La Corte ha fatto in proposito riferimento alla pregressa giurisprudenza di questa Corte secondo cui nell’interpretare il riferimento della contrattazione alla sentenza di condanna penale, si poteva ritenere che le parti collettive si fossero ispirate al comune sentire che a questa associa la sentenza di patteggiamento.
In realtà, va detto che, stante il disposto attuale dell’art. 445, co. 1 -bis, ultima parte, secondo cui «salve diverse disposizioni di legge, la sentenza è equiparata a una pronuncia di condanna», qualora, come nel caso di specie, la contrattazione collettiva successiva all’introduzione del co. 1 -bis cit. rinvii alla sentenza di condanna penale, deve presumersi che essa comprenda in tale dizione anche l’ipotesi dell’applicazione della pena su richiesta delle parti, non potendosi ipotizzare che la contrattazione collettiva, di regola e salvo espresse affermazioni contrarie, utilizzi la terminologia giuridica secondo significati diversi da quelli che secondo legge le sono propri.

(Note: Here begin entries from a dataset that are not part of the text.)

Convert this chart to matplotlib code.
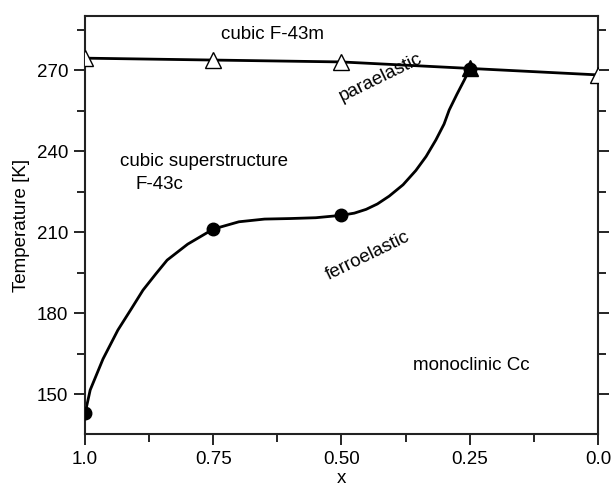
import matplotlib.pyplot as plt
from matplotlib.ticker import MultipleLocator, FixedLocator

plt.rcParams["font.family"] = ["Liberation Sans", "DejaVu Sans"]

# paraelastic boundary (cubic F-43m / F-43c)
para_x = [1.0, 0.75, 0.50, 0.25, 0.0]
para_t = [274.4, 273.7, 273.0, 270.6, 268.2]

# ferroelastic boundary: measured points
ferro_x = [1.0, 0.75, 0.50, 0.25]
ferro_t = [142.8, 211.1, 216.2, 270.4]

# ferroelastic boundary: drawn curve
curve_x = [1.0, 0.99, 0.965, 0.936, 0.91, 0.887, 0.862, 0.84, 0.80, 0.75,
           0.70, 0.65, 0.60, 0.55, 0.50, 0.475, 0.452, 0.43, 0.407, 0.38,
           0.355, 0.335, 0.316, 0.30, 0.29, 0.275, 0.26, 0.25]
curve_t = [142.8, 151.5, 163.0, 173.7, 181.5, 188.5, 194.5, 199.6, 205.5, 211.1,
           213.8, 214.8, 215.0, 215.3, 216.2, 217.0, 218.4, 220.4, 223.3, 227.5,
           232.8, 238.0, 244.1, 250.0, 255.2, 261.0, 266.5, 270.4]

fs = 13.5

fig = plt.figure(figsize=(6.12, 4.86), dpi=100)
ax = fig.add_axes([0.139, 0.107, 0.838, 0.860])

ax.plot(para_x, para_t, color="black", lw=2.0, zorder=2)
ax.plot(curve_x, curve_t, color="black", lw=2.0, zorder=2)
ax.plot(para_x[:3] + para_x[4:], para_t[:3] + para_t[4:], ls="none", marker="^",
        ms=11.5, mfc="white", mec="black", mew=1.0, zorder=3)
ax.plot(para_x[3], para_t[3], ls="none", marker="^", ms=11, mfc="black", mec="black", zorder=3)
ax.plot(ferro_x, ferro_t, ls="none", marker="o", ms=9, color="black", zorder=4)

ax.set_xlim(1.0, 0.0)
ax.set_ylim(135.2, 290)
ax.xaxis.set_major_locator(FixedLocator([1.0, 0.75, 0.5, 0.25, 0.0]))
ax.set_xticklabels(["1.0", "0.75", "0.50", "0.25", "0.0"])
ax.xaxis.set_minor_locator(FixedLocator([0.875, 0.625, 0.375, 0.125]))
ax.yaxis.set_major_locator(MultipleLocator(30))
ax.yaxis.set_minor_locator(MultipleLocator(15))

ax.tick_params(which="both", direction="out", labelsize=fs, width=1.2, colors="black")
ax.tick_params(which="major", length=8, pad=4)
ax.tick_params(which="minor", length=6)
ax.tick_params(axis="y", which="both", right=True, labelright=False)
for s in ax.spines.values():
    s.set_linewidth(1.5)
    s.set_color("#222222")

ax.set_xlabel("x", fontsize=fs, labelpad=2)
ax.set_ylabel("Temperature [K]", fontsize=fs, labelpad=5)

ax.text(0.634, 283, "cubic F-43m", fontsize=fs, ha="center", va="center")
ax.text(0.423, 267.4, "paraelastic", fontsize=fs, ha="center", va="center", rotation=26)
ax.text(0.932, 236.3, "cubic superstructure", fontsize=fs, ha="left", va="center")
ax.text(0.901, 227.5, "F-43c", fontsize=fs, ha="left", va="center")
ax.text(0.448, 201.1, "ferroelastic", fontsize=fs, ha="center", va="center", rotation=26)
ax.text(0.246, 160.7, "monoclinic Cc", fontsize=fs, ha="center", va="center")

fig.savefig("out.png", dpi=100)
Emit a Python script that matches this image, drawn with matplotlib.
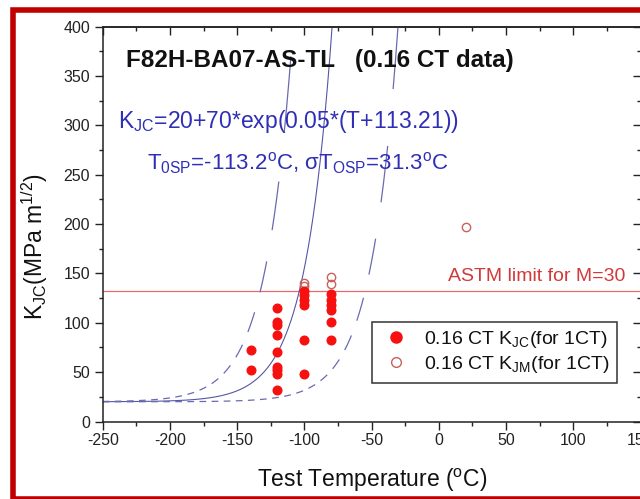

Ciò, consolidando in punto di diritto il ragionamento già svolto dalla Corte territoriale, supera ogni questione sollecitata con il ricorso per cassazione, nel quale non risulta indicata, se non sulla base di una lettura diametralmente opposta a quella fornita dalla Corte territoriale rispetto al “comune sentire”, una qualche ragione idonea ad inficiare non solo la diversa e non implausibile valutazione sul punto da parte del giudice del merito, ma anche il sostegno giuridico che essa trova nella regola interpretativa sopra delineata.
5.4 Da quanto sopra risulta assorbito ogni altro aspetto sollecitato con il motivo in esame.
5.5 Va dunque ribadito e stabilito che «a norma degli artt. 445 e 653 cod. proc. pen., come modificati dalla legge 27 marzo 2001, n. 97, la sentenza di applicazione della pena su richiesta delle parti ha efficacia di giudicato – nei giudizi disciplinari che si svolgono davanti alle pubbliche autorità, e quindi anche in quelli che riguardano i dipendenti della P.A. – quanto all’accertamento del fatto, alla sua illiceità penale e all’affermazione che l’imputato lo ha commesso» ed altresì che «allorquando la contrattazione collettiva fa riferimento, per la graduazione delle sanzioni disciplinari a carico del pubblico dipendente, alla sussistenza, per i medesimi fatti, di sentenza di condanna penale, quest’ultima, in ragione del disposto dell’art. 653 c.p.p., come modificato dalla legge 27 marzo 2001, n. 97, deve presumersi riguardare anche il caso di sentenza di applicazione della pena su richiesta ai sensi dell’art. 444 c.p.p.».
6. Alla reiezione del ricorso segue la regolazione secondo soccombenza delle spese del giudizio di legittimità.
P.Q.M.
Rigetta il ricorso e condanna il ricorrente al pagamento in favore delle controparti delle spese del giudizio di legittimità, che liquida in euro 5.500,00 per compensi ed euro 200,00 per esborsi, oltre spese generali in misura del 15 % ed accessori di legge.
Ai sensi dell’art. 13 comma 1 quater del d.p.r. 115 del 2002, dà atto della sussistenza dei presupposti per il versamento, da parte del ricorrente, dell’ulteriore importo a titolo di contributo unificato pari a quello dovuto per il ricorso, a norma del comma 1- bis, dello stesso articolo 13.